O cachorro, bom de coração, acreditou. Acomodou-se àquela presença incômoda, mas educada.
As pulgas se multiplicaram
De repente, as pulgas não eram mais apenas visitantes discretas, criaram movimentos sociais para expandir o seu espaço, falando de partes do cachorro que eram improdutivas e que não estavam cumprindo a “sua função social”.
Quando menos se esperava, tomaram o corpo inteiro. Colonizaram o dorso, as patas, o rabo e tudo mais. Fundaram ministérios entre as costelas, cobravam pedágio nas veias, (consideradas as áreas mais ricas do corpo do cão), montavam palanques na lombar, onde davam seus discursos inflamados.
Para garantir acesso especial, e até mesmo cobrar mais caro, ou mesmo fazer trocas com outras pulgas, que vinham de cachorros mais ricos, os líderes criaram reservas, supostamente para abrigar as primeiras pulgas fundadoras daquele corpo canino, “por coincidência”, justamente nas áreas onde as veias eram mais fartas e latentes.
Mas também havia um grupo mais radical, que dizia que o sangue do cachorro era um bem coletivo e precisava ser redistribuído entre as mais necessitadas. O cachorro, agora pálido e letárgico, já não conseguia correr, devido ao aumento da exploração da coleta de sangue exacerbada em seu corpo.
Mas sempre havia uma pulga muito articulada por perto, para explicar que aquilo era “transição”, “reparação histórica”, ou uma Nova Ordem Biológica “NOB”.
O dono, ao ver o bicho definhar, decidiu agir. Foi até o velho armário e pegou um frasco empoeirado de veneno contra pragas. Era forte (dizia a bula). Podia deixar o cão um pouco tonto, com febre, talvez sem apetite por uns dias. Mas salvaria sua vida com certeza.

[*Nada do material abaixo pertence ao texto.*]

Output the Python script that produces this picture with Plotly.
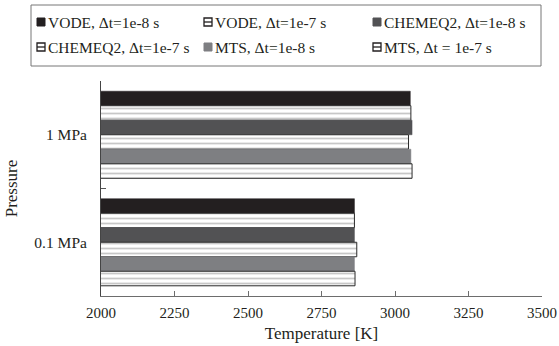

Aplicação do remédio – então veio a revolta
As pulgas, organizadas em coletivos, entraram em desespero. Criaram um movimento chamado “Pulgas Pela Vida do Cão”.

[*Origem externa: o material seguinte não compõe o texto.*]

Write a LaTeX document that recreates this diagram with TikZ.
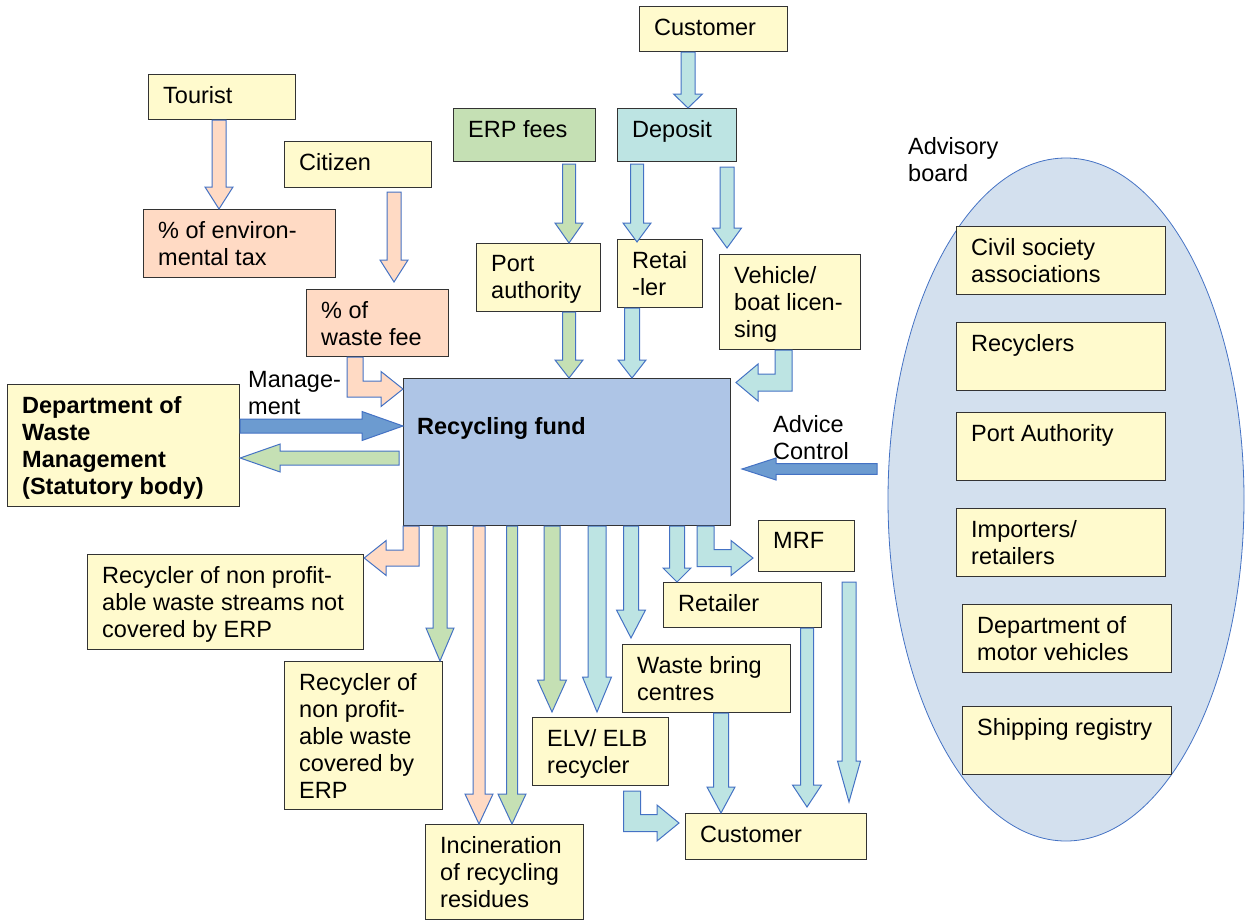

Protestaram, fizeram transmissões ao vivo nas redes sociais da Rede Sarna e contrataram influenciadores e blogueiros.
Declararam que o verdadeiro agressor do cachorro era o dono, autoritário, extremista, higienista e tudo mais que rima com “ista” que elas conseguiam imaginar…
Preocupadas com a opinião dos cães vizinhos, que estavam apoiando o dono do cachorro que recebeu a aplicação de veneno, logo o departamento de marketing das pulgas criou uma campanha, chamando esses cães de “Anti-Cãoiotras”.

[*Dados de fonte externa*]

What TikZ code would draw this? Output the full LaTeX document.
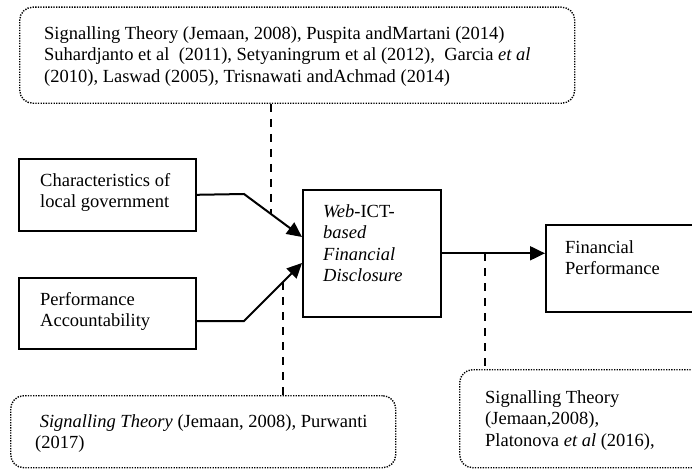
\documentclass[tikz,border=0pt]{standalone}
\usepackage{fontspec}
\setmainfont{Liberation Serif}
\usetikzlibrary{arrows.meta,calc}
\newcommand\ml[1]{\begin{tabular}[t]{@{}l@{}}#1\end{tabular}}
\begin{document}
\begin{tikzpicture}[x=1pt,y=-1pt,
  box/.style={draw, line width=1.6pt, inner sep=0pt, anchor=north west},
  lit/.style={draw, line width=1.4pt, dash pattern=on 1.3pt off 1.3pt, rounded corners=13pt, inner sep=0pt, anchor=north west},
  txt/.style={inner sep=0pt, anchor=base west, font=\fontsize{18.5}{21.5}\selectfont},
  link/.style={line width=2pt, -{Triangle[length=15pt,width=14pt]}},
  dashlink/.style={line width=1.6pt, dash pattern=on 8pt off 7pt}]
\clip (0,0) rectangle (692,468);
% boxes
\node[box, minimum width=177pt, minimum height=72pt] (char) at (18,158) {};
\node[box, minimum width=177pt, minimum height=71pt] (perf) at (18,277) {};
\node[box, minimum width=138pt, minimum height=127pt] (web) at (302,189) {};
\node[box, minimum width=190pt, minimum height=87pt] (fin) at (545,224) {};
\node[lit, minimum width=555pt, minimum height=96pt] (lit1) at (19,6.5) {};
\node[lit, minimum width=385pt, minimum height=72pt] (lit2) at (10,395) {};
\node[lit, minimum width=270pt, minimum height=98pt] (lit3) at (459,369) {};
% texts
\node[txt] (t1) at (44,39.5) {\ml{Signalling Theory (Jemaan, 2008), Puspita andMartani (2014)\\
Suhardjanto et al\ \ (2011), Setyaningrum et al (2012),\ \ Garcia \textit{et al}\\
(2010), Laswad (2005), Trisnawati andAchmad (2014)}};
\node[txt] (tchar) at (40,186) {\ml{Characteristics of\\local government}};
\node[txt] (tperf) at (40,305) {\ml{Performance\\Accountability}};
\node[txt] (tweb) at (323,217) {\ml{\textit{Web}-ICT-\\\textit{based}\\\textit{Financial}\\\textit{Disclosure}}};
\node[txt] (tfin) at (565,253) {\ml{Financial\\Performance}};
\node[txt] (t2) at (35,427) {\ml{\hspace*{4.6pt}\textit{Signalling Theory} (Jemaan, 2008), Purwanti\\(2017)}};
\node[txt] (t3) at (485,403) {\ml{Signalling Theory\\(Jemaan,2008),\\Platonova \textit{et al} (2016),}};
% connectors
\coordinate (ec) at (244,194);
\coordinate (tc) at ($(web.north west)+(0,48)$);
\coordinate (ep) at (244,321);
\coordinate (tp) at ($(web.north west)+(0,74)$);
\draw[link] (char.east) -- (ec) -- (tc);
\draw[link] (perf.east |- ep) -- (ep) -- (tp);
\draw[link] (web.east) -- (web.east -| fin.west);
% dashed links
\coordinate (u) at ($(ec)!0.4655!(tc)$);
\coordinate (l) at ($(ep)!0.672!(tp)$);
\coordinate (r) at ($(web.east)!0.419!(web.east -| fin.west)$);
\draw[dashlink] (u |- lit1.south) -- (u);
\draw[dashlink] (l) -- (l |- lit2.north);
\draw[dashlink] (r) -- (r |- lit3.north);
\end{tikzpicture}
\end{document}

Disseram que nunca deixaram faltar sangue, que sempre “trabalharam duro”, e que o cachorro só estava mal porque o veneno o estava destruindo a vida e a saúde dele (e não porque elas o sugavam há meses, naturalmente).
Uma das pulgas mais antigas (fêmea), usando óculos e lenço vermelho, subiu em um alto-falante com um discurso inflamado e disse: “Sem nós, esse corpo já estaria morto! Somos nós que mantemos esse cão de pé! A culpa é do dono, que foi radical e anticientífico e um negacionista!”
E assim nasceu a revolução das pulgas
Elas passaram a escrever cartilhas para que seus militantes, que repetiam as mesmas palavras de ordem, criassem conselhos e comissões especiais para doutrinar os carrapatos e mosquitos, buscando colaboração dos mesmos.
Tomaram o controle das orelhas, censuraram latidos, queimaram a bula do remédio onde explicava que os efeitos colaterais eram apenas passageiros.
O cachorro, fraco demais para reagir, apenas observava. Tonto, coçando-se, sem entender como passou de dono do próprio corpo a refém de parasitas empoderados.
Mas cá entre nós, há um limite, sempre há…
Cachorros, mesmo os mais dóceis, mordem quando a dor supera a obediência, eles reagem e tentam combater o mal que os aflige.
E os donos, mesmo os mais pacientes, aprendem que, às vezes, salvar um animal exige mais que remédio: exige coragem de ignorar os gritos das pulgas para ouvir o silêncio do sofrimento de quem realmente importa.
“O cúmulo da cara de pau é quando a praga que adoece o corpo tenta se passar pelo médico que trará a solução. O verdadeiro amor não aplaude a praga, cura o cachorro.”